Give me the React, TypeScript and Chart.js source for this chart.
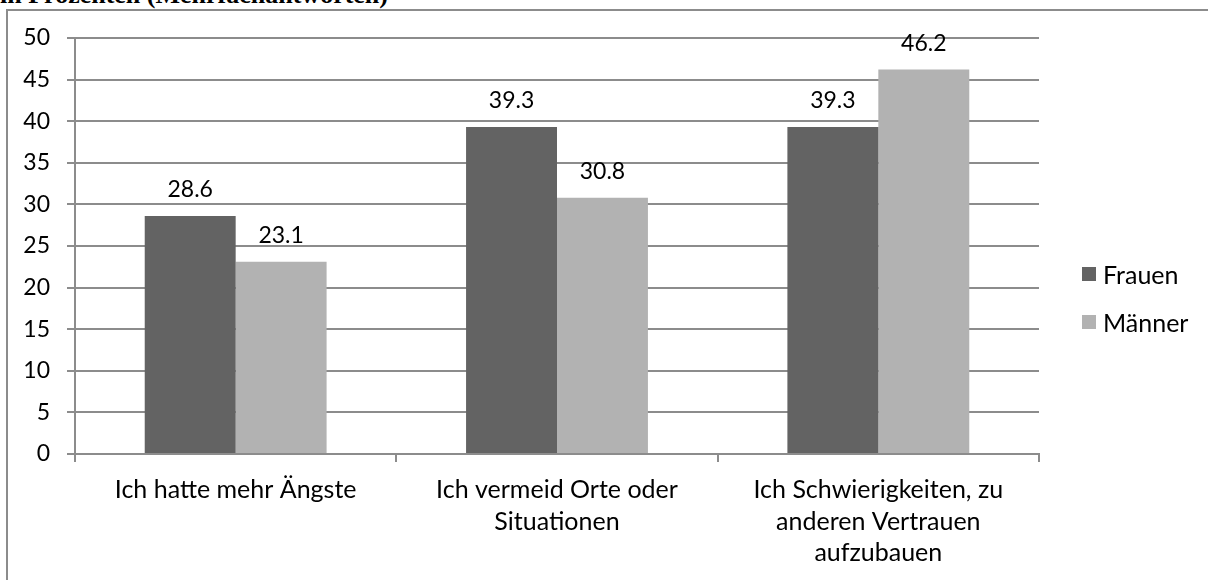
import React, { useEffect, useRef } from "react";
import { Chart, registerables } from "chart.js";

Chart.register(...registerables);

const categories: string[][] = [
  ["Ich hatte mehr Ängste"],
  ["Ich vermeid Orte oder", "Situationen"],
  ["Ich Schwierigkeiten, zu", "anderen Vertrauen", "aufzubauen"],
];
const seriesNames = ["Frauen", "Männer"];
const frauen = [28.6, 39.3, 39.3];
const maenner = [23.1, 30.8, 46.2];
const seriesColors = ["#636363", "#b2b2b2"];
const yMin = 0;
const yMax = 50;
const yStep = 5;
const titleText = "in Prozenten (Mehrfachantworten)";

const FONT = "Lato, 'Open Sans', sans-serif";
const GRID = "#8c8c8c";

const valueLabels = {
  id: "valueLabels",
  afterDatasetsDraw(chart: any) {
    const ctx = chart.ctx;
    ctx.save();
    ctx.font = `23px ${FONT}`;
    ctx.fillStyle = "#000";
    ctx.textAlign = "center";
    ctx.textBaseline = "alphabetic";
    chart.data.datasets.forEach((ds: any, i: number) => {
      const meta = chart.getDatasetMeta(i);
      meta.data.forEach((bar: any, j: number) => {
        ctx.fillText(String(ds.data[j]), bar.x, bar.y - 19);
      });
    });
    ctx.restore();
  },
};

export default function App() {
  const ref = useRef<HTMLCanvasElement | null>(null);

  useEffect(() => {
    document.body.style.margin = "0";
    const canvas = ref.current;
    if (!canvas) return;
    const chart = new Chart(canvas, {
      type: "bar",
      data: {
        labels: categories,
        datasets: [
          { label: seriesNames[0], data: frauen, backgroundColor: seriesColors[0], categoryPercentage: 0.566, barPercentage: 1 },
          { label: seriesNames[1], data: maenner, backgroundColor: seriesColors[1], categoryPercentage: 0.566, barPercentage: 1 },
        ],
      },
      options: {
        responsive: false,
        animation: false,
        maintainAspectRatio: false,
        layout: { padding: { top: 38, right: 169, left: 0, bottom: 0 } },
        plugins: { legend: { display: false }, tooltip: { enabled: false }, title: { display: false } },
        scales: {
          x: {
            grid: { display: true, drawOnChartArea: false, drawTicks: true, tickLength: 8, color: GRID, lineWidth: 2, offset: true },
            border: { display: true, color: GRID, width: 2 },
            ticks: { color: "#000", font: { family: FONT, size: 25, lineHeight: 1.27 }, padding: 12, maxRotation: 0, autoSkip: false },
            afterFit: (s: any) => { s.height = 126; },
          },
          y: {
            min: yMin,
            max: yMax,
            grid: { display: true, drawOnChartArea: true, drawTicks: true, tickLength: 8, color: GRID, lineWidth: 2 },
            border: { display: true, color: GRID, width: 2 },
            ticks: { stepSize: yStep, color: "#000", font: { family: FONT, size: 23 }, padding: 17 },
            afterFit: (s: any) => { s.width = 75; },
          },
        },
      },
      plugins: [valueLabels],
    });
    return () => chart.destroy();
  }, []);

  return (
    <div style={{ position: "relative", width: 1208, height: 580, overflow: "hidden", background: "#fff" }}>
      <div style={{ position: "absolute", left: 0, top: -20, fontFamily: "'Liberation Serif', serif", fontWeight: "bold", fontSize: 26, whiteSpace: "nowrap", color: "#000" }}>
        {titleText}
      </div>
      <div style={{ position: "absolute", left: 6, top: 9, width: 1210, height: 580, borderLeft: "2px solid #8c8c8c", borderTop: "2px solid #8c8c8c", background: "#fff" }} />
      <canvas ref={ref} width={1208} height={580} style={{ position: "absolute", left: 0, top: 0, width: 1208, height: 580 }} />
      <div style={{ position: "absolute", left: 1082, top: 250, fontFamily: FONT, fontSize: 25, color: "#000" }}>
        {seriesNames.map((n, i) => (
          <div key={n} style={{ display: "flex", alignItems: "center", height: 48 }}>
            <span style={{ display: "inline-block", width: 14, height: 14, background: seriesColors[i], marginRight: 7 }} />
            <span>{n}</span>
          </div>
        ))}
      </div>
    </div>
  );
}
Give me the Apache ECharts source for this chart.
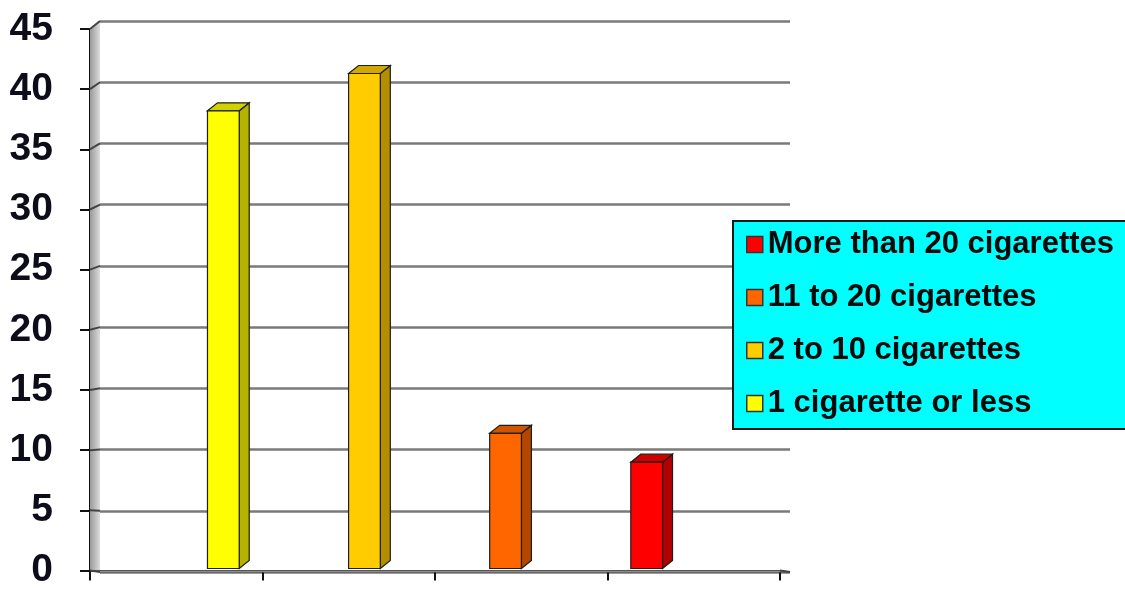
<!DOCTYPE html>
<html>
<head>
<meta charset="utf-8">
<script src="https://cdn.jsdelivr.net/npm/echarts@6/dist/echarts.min.js"></script>
<style>
  html, body { margin: 0; padding: 0; background: #ffffff; }
  #chart { width: 1125px; height: 590px; }
</style>
</head>
<body>
<div id="chart"></div>
<script>
// Share of smokers by number of cigarettes per day
const seriesNames  = ['1 cigarette or less', '2 to 10 cigarettes', '11 to 20 cigarettes', 'More than 20 cigarettes'];
const seriesValues = [38.2, 41.3, 11.4, 9.0];
const seriesColors = ['#FFFF00', '#FFCC00', '#FF6600', '#FF0000'];
const legendOrder  = ['More than 20 cigarettes', '11 to 20 cigarettes', '2 to 10 cigarettes', '1 cigarette or less'];
const yMin = 0, yMax = 45, yStep = 5;
const floorTicks = ['', '', '', ''];

// Layout of the pseudo-3D box: front plane and the back wall behind it
const FRONT = { left: 90, right: 780, top: 29, bottom: 580 };
const DEPTH = { dx: 10, dy: -8 };
const W = 1125, H = 590;

function shade(hex, f) {
  const n = parseInt(hex.slice(1), 16);
  const r = Math.round(((n >> 16) & 255) * f);
  const g = Math.round(((n >> 8) & 255) * f);
  const b = Math.round((n & 255) * f);
  return 'rgb(' + r + ',' + g + ',' + b + ')';
}

// One 3D column per series, clustered inside the single category band
function renderColumn(params, api) {
  const i = params.seriesIndex;
  const n = seriesNames.length;
  const band = api.size([1, 0])[0];
  const center = api.coord([0, 0])[0];
  const step = band * 0.2045;
  const w = band * 0.046;
  const x0 = center + (i - (n - 1) / 2) * step - w / 2;
  const yTop = api.coord([0, api.value(1)])[1];
  const yBase = api.coord([0, 0])[1] - 2;
  const dx = DEPTH.dx, dy = DEPTH.dy;
  const c = seriesColors[i];
  const edge = { stroke: '#1e1e1e', lineWidth: 1.2 };
  return {
    type: 'group',
    children: [
      { type: 'polygon',
        shape: { points: [[x0 + w, yBase], [x0 + w + dx, yBase + dy], [x0 + w + dx, yTop + dy], [x0 + w, yTop]] },
        style: Object.assign({ fill: shade(c, 0.7) }, edge) },
      { type: 'polygon',
        shape: { points: [[x0, yTop], [x0 + dx, yTop + dy], [x0 + w + dx, yTop + dy], [x0 + w, yTop]] },
        style: Object.assign({ fill: shade(c, 0.82) }, edge) },
      { type: 'rect',
        shape: { x: x0, y: yTop, width: w, height: yBase - yTop },
        style: Object.assign({ fill: c }, edge) }
    ]
  };
}

const chart = echarts.init(document.getElementById('chart'), null, { renderer: 'canvas' });

const labelFont = { fontFamily: 'Liberation Sans', fontWeight: 'bold' };

const option = {
  animation: false,
  backgroundColor: '#ffffff',
  grid: [
    { left: FRONT.left, right: W - FRONT.right, top: FRONT.top, bottom: H - FRONT.bottom },
    { left: FRONT.left + DEPTH.dx, right: W - FRONT.right - DEPTH.dx,
      top: FRONT.top + DEPTH.dy, bottom: H - FRONT.bottom - DEPTH.dy }
  ],
  xAxis: [
    { type: 'category', gridIndex: 0, data: [''], show: false },
    { type: 'category', gridIndex: 0, data: floorTicks, position: 'bottom',
      axisLine: { show: true, lineStyle: { color: '#111', width: 2 } },
      axisTick: { show: true, length: 10, lineStyle: { color: '#111', width: 2 } },
      axisLabel: { show: false }, splitLine: { show: false } },
    { type: 'category', gridIndex: 1, data: [''], show: false }
  ],
  yAxis: [
    { type: 'value', gridIndex: 0, min: yMin, max: yMax, interval: yStep,
      axisLine: { show: true, lineStyle: { color: '#111', width: 2 } },
      axisTick: { show: true, length: 10, lineStyle: { color: '#111', width: 2 } },
      axisLabel: Object.assign({ color: '#0d0d1a', fontSize: 39, margin: 37 }, labelFont),
      splitLine: { show: false } },
    { type: 'value', gridIndex: 1, min: yMin, max: yMax, interval: yStep,
      axisLine: { show: false }, axisTick: { show: false }, axisLabel: { show: false },
      splitLine: { show: true, lineStyle: { color: '#7a7a7a', width: 2.5 } } }
  ],
  legend: {
    data: legendOrder,
    orient: 'vertical',
    left: 733, top: 221,
    backgroundColor: '#00FFFF',
    borderColor: '#1a1a1a', borderWidth: 2, borderRadius: 0,
    padding: [8, 20, 10, 13],
    itemWidth: 16, itemHeight: 16, itemGap: 22,
    icon: 'rect',
    itemStyle: { borderColor: '#333', borderWidth: 1.5 },
    textStyle: Object.assign({ color: '#0a0a0a', fontSize: 31 }, labelFont)
  },
  series: seriesNames.map((name, i) => ({
    name: name,
    type: 'custom',
    xAxisIndex: 0, yAxisIndex: 0,
    renderItem: renderColumn,
    itemStyle: { color: seriesColors[i] },
    data: [[0, seriesValues[i]]],
    z: 5
  }))
};

chart.setOption(option);

// Side wall, floor and the short depth connectors between front ticks and back gridlines
const backL = FRONT.left + DEPTH.dx, backR = FRONT.right + DEPTH.dx;
const yf = v => chart.convertToPixel({ yAxisIndex: 0 }, v);
const yb = v => chart.convertToPixel({ yAxisIndex: 1 }, v);
const deco = [];
deco.push({
  type: 'polygon', z: 1, silent: true,
  shape: { points: [[FRONT.left, yf(yMin)], [FRONT.left, yf(yMax)], [backL, yb(yMax)], [backL, yb(yMin)]] },
  style: { fill: new echarts.graphic.LinearGradient(0, 0, 1, 0, [
    { offset: 0, color: '#9a9a9a' }, { offset: 1, color: '#dcdcdc' }]) }
});
deco.push({
  type: 'polygon', z: 1, silent: true,
  shape: { points: [[FRONT.left, yf(yMin)], [backL, yb(yMin)], [backR, yb(yMin)], [FRONT.right, yf(yMin)]] },
  style: { fill: new echarts.graphic.LinearGradient(0, 0, 0, 1, [
    { offset: 0, color: '#a8a8a8' }, { offset: 1, color: '#d6d6d6' }]),
    stroke: '#555', lineWidth: 1 }
});
for (let v = yMin; v <= yMax; v += yStep) {
  deco.push({
    type: 'line', z: 1, silent: true,
    shape: { x1: FRONT.left, y1: yf(v), x2: backL, y2: yb(v) },
    style: { stroke: '#444', lineWidth: 2 }
  });
}
deco.push({
  type: 'line', z: 1, silent: true,
  shape: { x1: FRONT.right, y1: yf(yMin), x2: backR, y2: yb(yMin) },
  style: { stroke: '#444', lineWidth: 2 }
});
chart.setOption({ graphic: deco });
</script>
</body>
</html>
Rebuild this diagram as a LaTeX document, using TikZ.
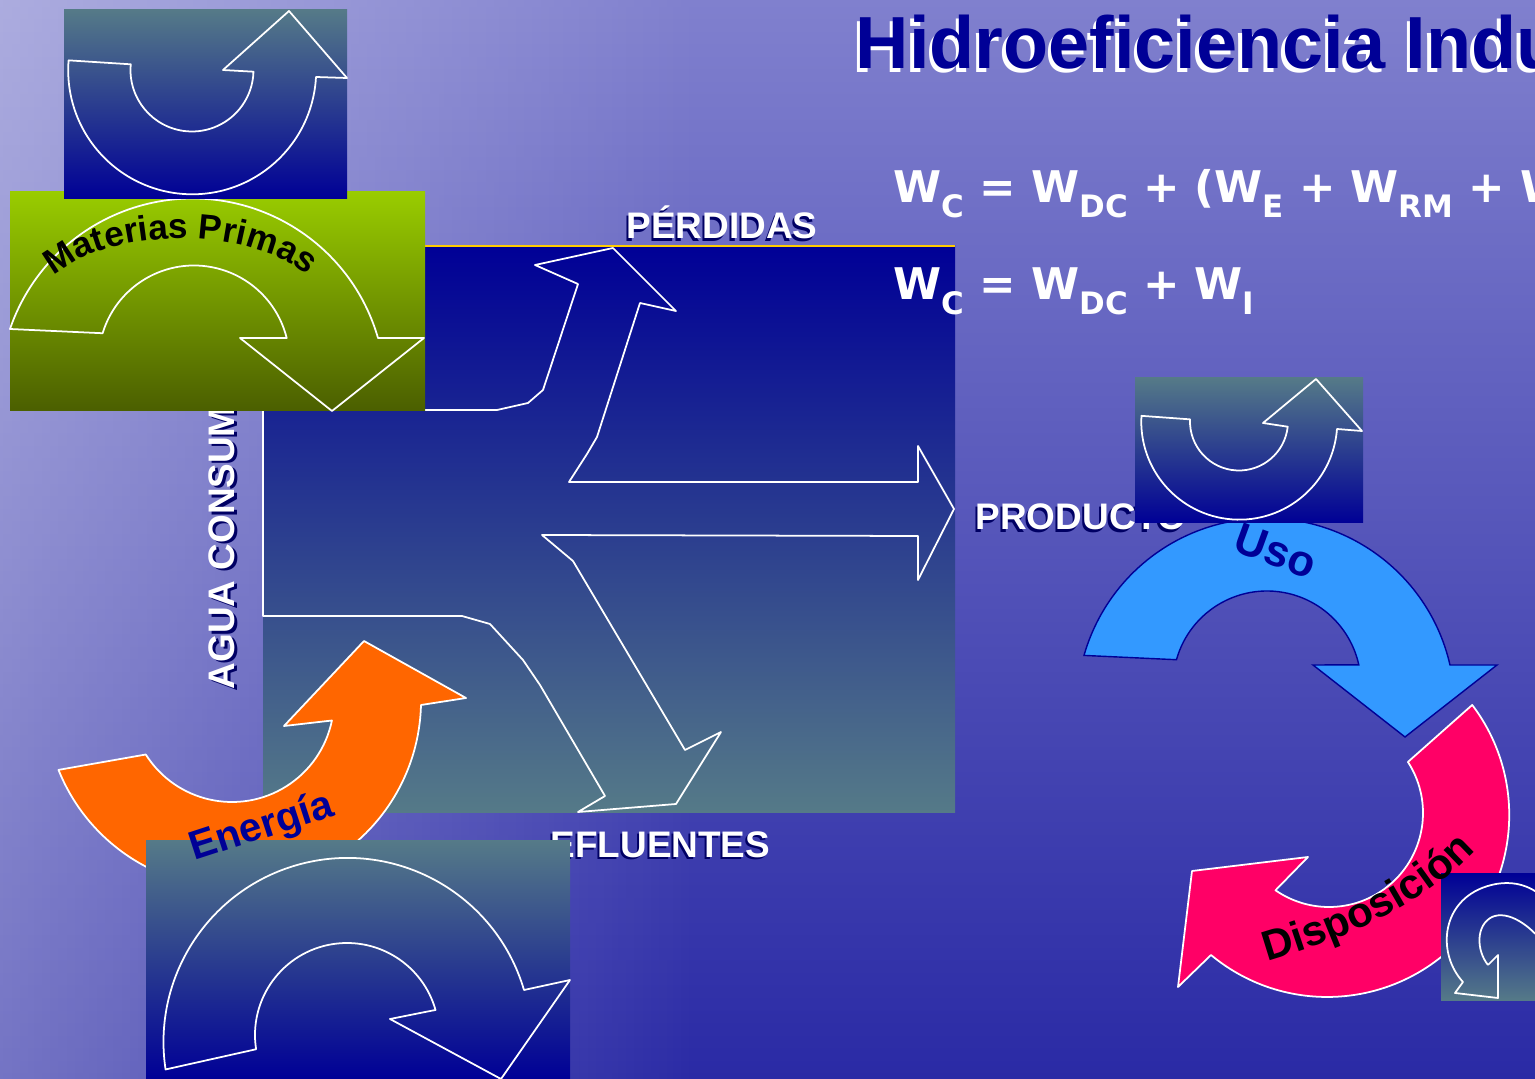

********

## Description of the task
From the first line of the listing above, repeat every line through the one holding "Chart.register(...registerables);". Both ends count, and pictures stay out.

## Answer to this exercise
Give me the React, TypeScript and Chart.js source for this chart.
import React, { useEffect, useRef } from "react";
import { Chart, registerables } from "chart.js";

Chart.register(...registerables);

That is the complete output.